OPINIóN
Actualizado 11/12/2019
Manuel Alcántara

Hay un relato tan viejo como la propia historia de la humanidad que vincula el deseo con el logro y que, además, santifica este con independencia de su sentido. No se trata de alcanzar bienes materiales concretos, a lo que inveteradamente se refieren la gran mayoría de tradiciones es a llegar. Se vive en un tránsito en el que la voluntad de poder se enseñorea de la existencia.

Poder tener cosas, poder ser feliz, poder encontrar el equilibrio, poder confundirse con la naturaleza. Tener conciencia de que no hay límites y si los hay pueden negociarse. Aspirar a todo y asumir que si no se consigue hay imponderables que son ajenos. Detrás puede estar la lógica de la sumisión, la autoconciencia de limitaciones propias insoportables, el peso de legados de diversa índole, genéticos o de la estructura socioeconómica en la que se nace. Son espacios que se canalizan mediante la autocompasión o a través de cauces religiosos.

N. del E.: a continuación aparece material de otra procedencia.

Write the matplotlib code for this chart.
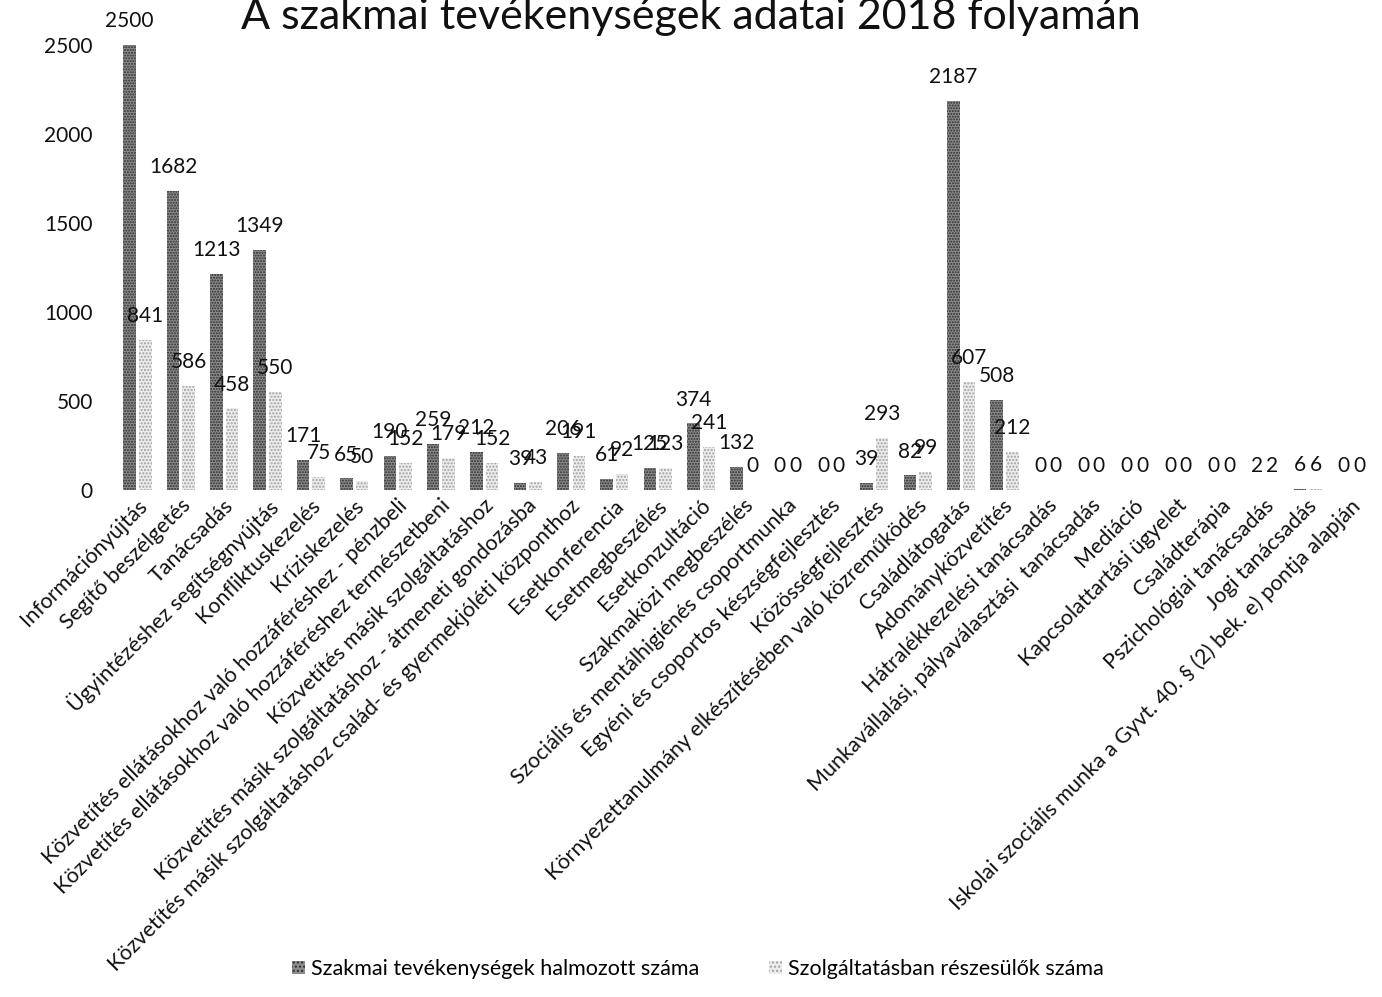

La tecnología acompaña al ser humano desde sus albores por lo que no se puede deslindar ninguna etapa de la evolución sin tener en cuenta el estado concreto del conocimiento tecnológico de cada momento. Entendida la "tékne" como la fabricación material que refleja la eficacia de la acción transformadora de lo natural en artificial ha pasado por estadios de mayor o menor ritmo de alteración en los que los avances suponían per se un cambio de época. Los mismos afectaban por partes a distintos colectivos generándose grados de desarrollo desigual.

La presente mutación tecnológica en el ámbito de la información y de la comunicación supone uno de esos hitos trascendentales que, como novedad, conlleva su enorme velocidad en cuanto a su diseminación y, por ende, su carácter universal. Los cambios tecnológicos previos trajeron consigo el empoderamiento de diferentes grupos, pero hoy este es general y ello contribuye a su carácter demiurgo.

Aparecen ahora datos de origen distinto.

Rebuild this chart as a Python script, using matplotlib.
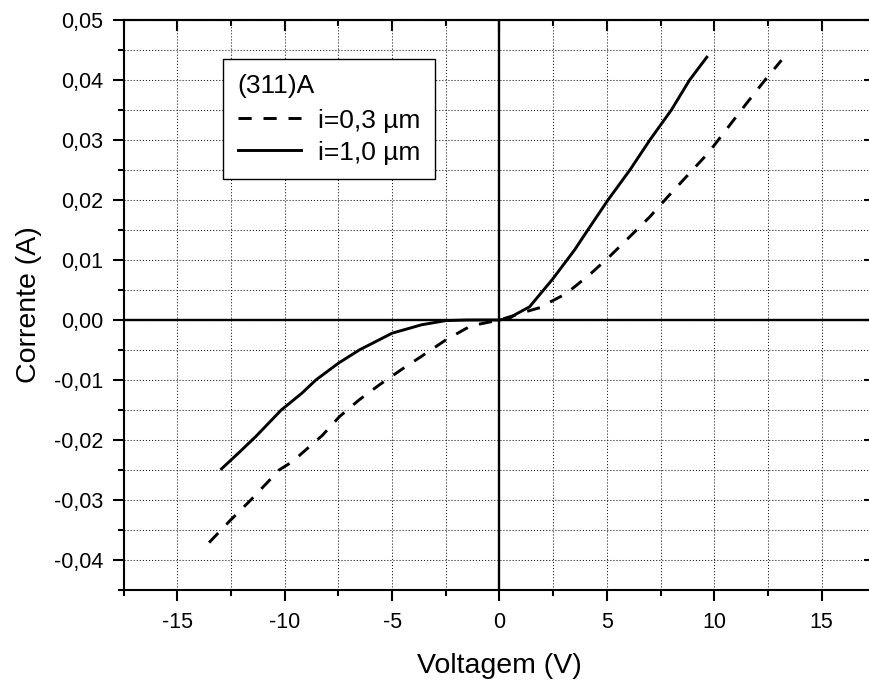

Si la política dio un salto de gigante al establecer el principio de la ciudadanía sobre la premisa fundamental de la igualdad donde toda persona tiene un voto, el actual escenario lo ha dado sobre la base de que cada individuo tiene al menos una conexión inalámbrica. De pronto, la gente que venía bullendo desde hace tiempo tiene un instrumento multifuncional. Si Ortega en La rebelión de las masas ya había señalado en 1930 que el hombre-masa era alguien "cuya vida carece de proyecto y va a la deriva? hecho de prisa, montado nada más que sobre unas cuantas y pobres abstracciones y que, por lo mismo, es idéntico de un cabo de Europa al otro? [que] tiene solo apetititos, cree que tiene solo derechos y no cree que tiene obligaciones", el momento presente no hace sino agudizar ese diagnóstico. A este individuo egocéntrico que no tiene ideas sino creencias, que es el producto de la exacerbación de la sociedad de consumo y que, como señalaba Nietzsche, le gusta vivir en manada, la revolución tecnológica le hace sentir como nunca que todo es posible, ingenuamente.